If you watched the Big 12 Championship Game on Saturday, you watched a classic. You don't see many games where both teams storm the field to celebrate victory. And amid all the excitement, confusion and disbelief the game provided, we learned a lot about both teams (and a little bit about college football). The rundown:

Ndamukong Suh is the best player in the college football. That will have to be enough to satisfy him and his fans, since he won't win the Heisman. But his incredible performance against Texas (which Brent Musburger called the greatest he'd ever seen) has at least earned him support, and a trip to the Heisman Trophy ceremony isn't out of the question.

Cincinnati was one second from playing in the national championship. They may be from the Big East, but the Bearcats get respect like they play in the MWC. Playing for the championship would have been a great opportunity to further prove the increasingly parity of college football. Instead, we got yet another awkward marriage, brought to you by the BCS.

This game's finish was a bone-chilling reincarnation of the 1994 Orange Bowl. Picture this: Nebraska scores and takes a late fourth-quarter lead against a team it has no business competing with. It drives the kickoff out-of-bounds, then pitches in another defensive penalty to set up the favored team for a game-winning field goal. Which game am I talking about? Both. The way Nebraska's 2009 loss to Texas mirrors its 18-16 loss to Florida State more than 15 years ago can mean only one thing: There is a God, and He has a sense of humor. The good news for Nebraska: After that loss, the program went 49-2 and won three national championships in four years.

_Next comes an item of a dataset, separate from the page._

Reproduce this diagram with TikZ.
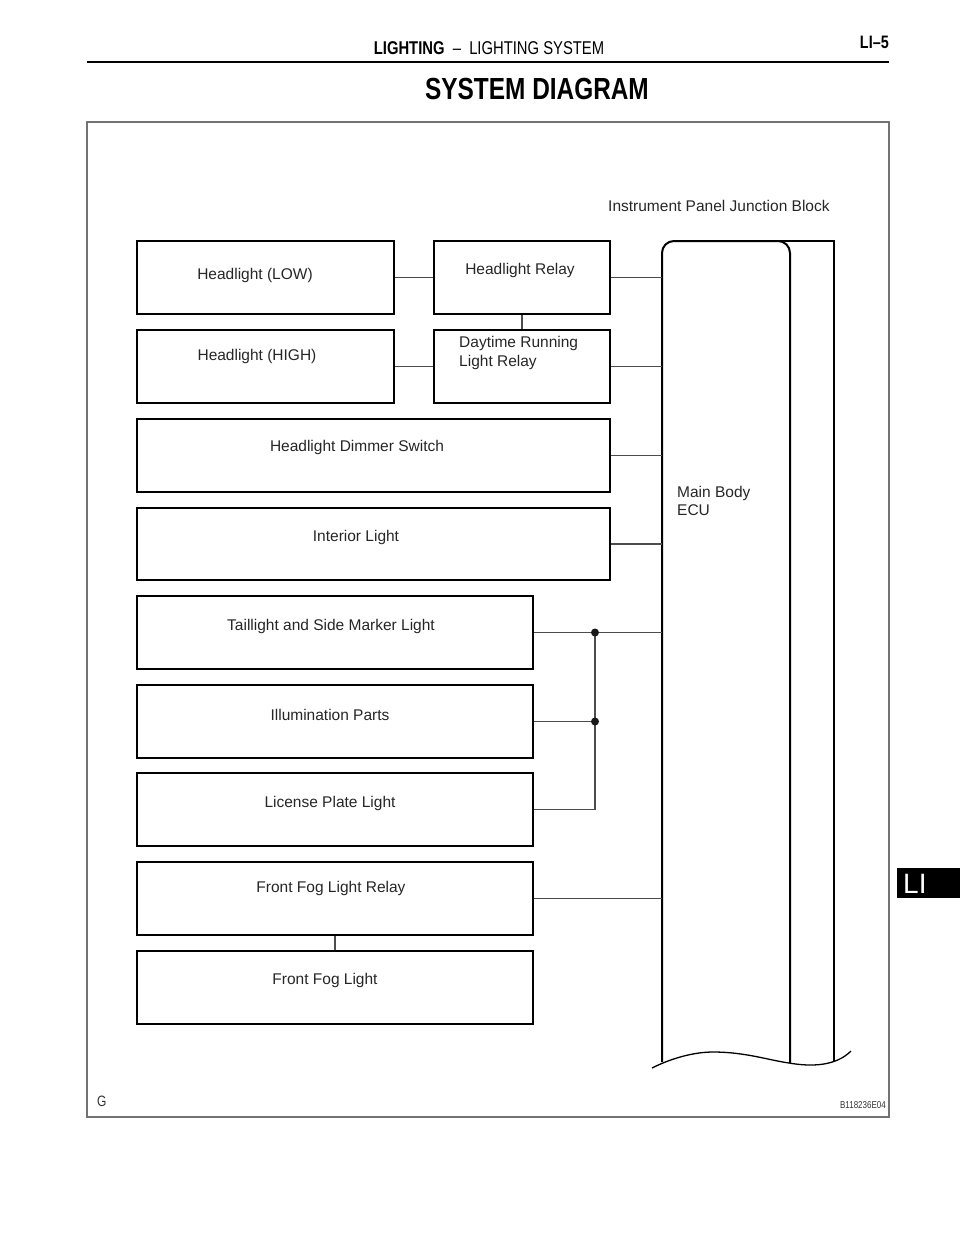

Colt McCoy was about as nervous and skittish as a punted kitten. Who could blame him? He was sacked nine times and tossed three interceptions, and he very nearly lost the game for his team by extending his final snap almost until the clock expired (technically it did, but was resuscitated upon further review). He spent most of his time on the sidelines holding his head in his hands and spent most of his time in the pocket running out of it and away from Nebraska's mammoth defensive line. Was there ever a moment when McCoy's feet were planted behind center and he wasn't hurried by pressure coming at him from all directions? Ask him in 10 years: This will go down as the most flustered performance of his career.

Adi Kunalic's net contribution to Nebraska is officially and forever negative. No amount of touchbacks can make up for kicking the ball out-of-bounds on a kickoff with less than two minutes left. Without that penalty, there's no way Texas scores and wins the game. Kunalic's error gave Texas the ball at the 40-yard line, which was almost all the help Texas needed to get itself into field goal range. Why do I say almost? Well ...

Larry Asante has a one-personal-foul-per-game quota to fill. His horsecollar of Jordan Shipley after a catch moved the Longhorns another 15 yards down the field, putting them in field-goal range. Had Larry Asante simply sat on the ground and cried, another Husker defender would have grabbed Shipley after another two or three yards. "The Assassin" picked up where Kunalic left off, completing the screw job.

The Longhorns' offense is one-dimensional against formidable defenses. Colt McCoy is UT's rushing leader this season. Except for a few timely quarterback draws, that facet of offense was lacking -- and Nebraska was only bringing four defenders into the backfield on most plays. I don't see how McCoy can light it up through the air against any team that drops back six defenders, much less seven, and I don't see why Alabama would have any reason not to drop back and swarm the Texas receivers in coverage.

Nebraska will be a powerhouse soon enough. The Huskers have got all the right components, the most important being a stable, swarming defense. If you look around college football, all the great programs of the moment have great defenses. Great teams might get by with great offenses (Missouri had its moments in the past; same with Kansas; and Texas Tech has always knocked at the threshold) but great programs are built on defense. Nebraska's offense could be worse, sure, but it could be a lot better. A friend pointed out that if Nebraska's offense from 2008 had taken the field with this year's defense, that team would be in the national championship game. No truer words have been spoken.

Texas will lose to Alabama. The Horns have been far short of amazing this season, and Alabama is too strong all-around.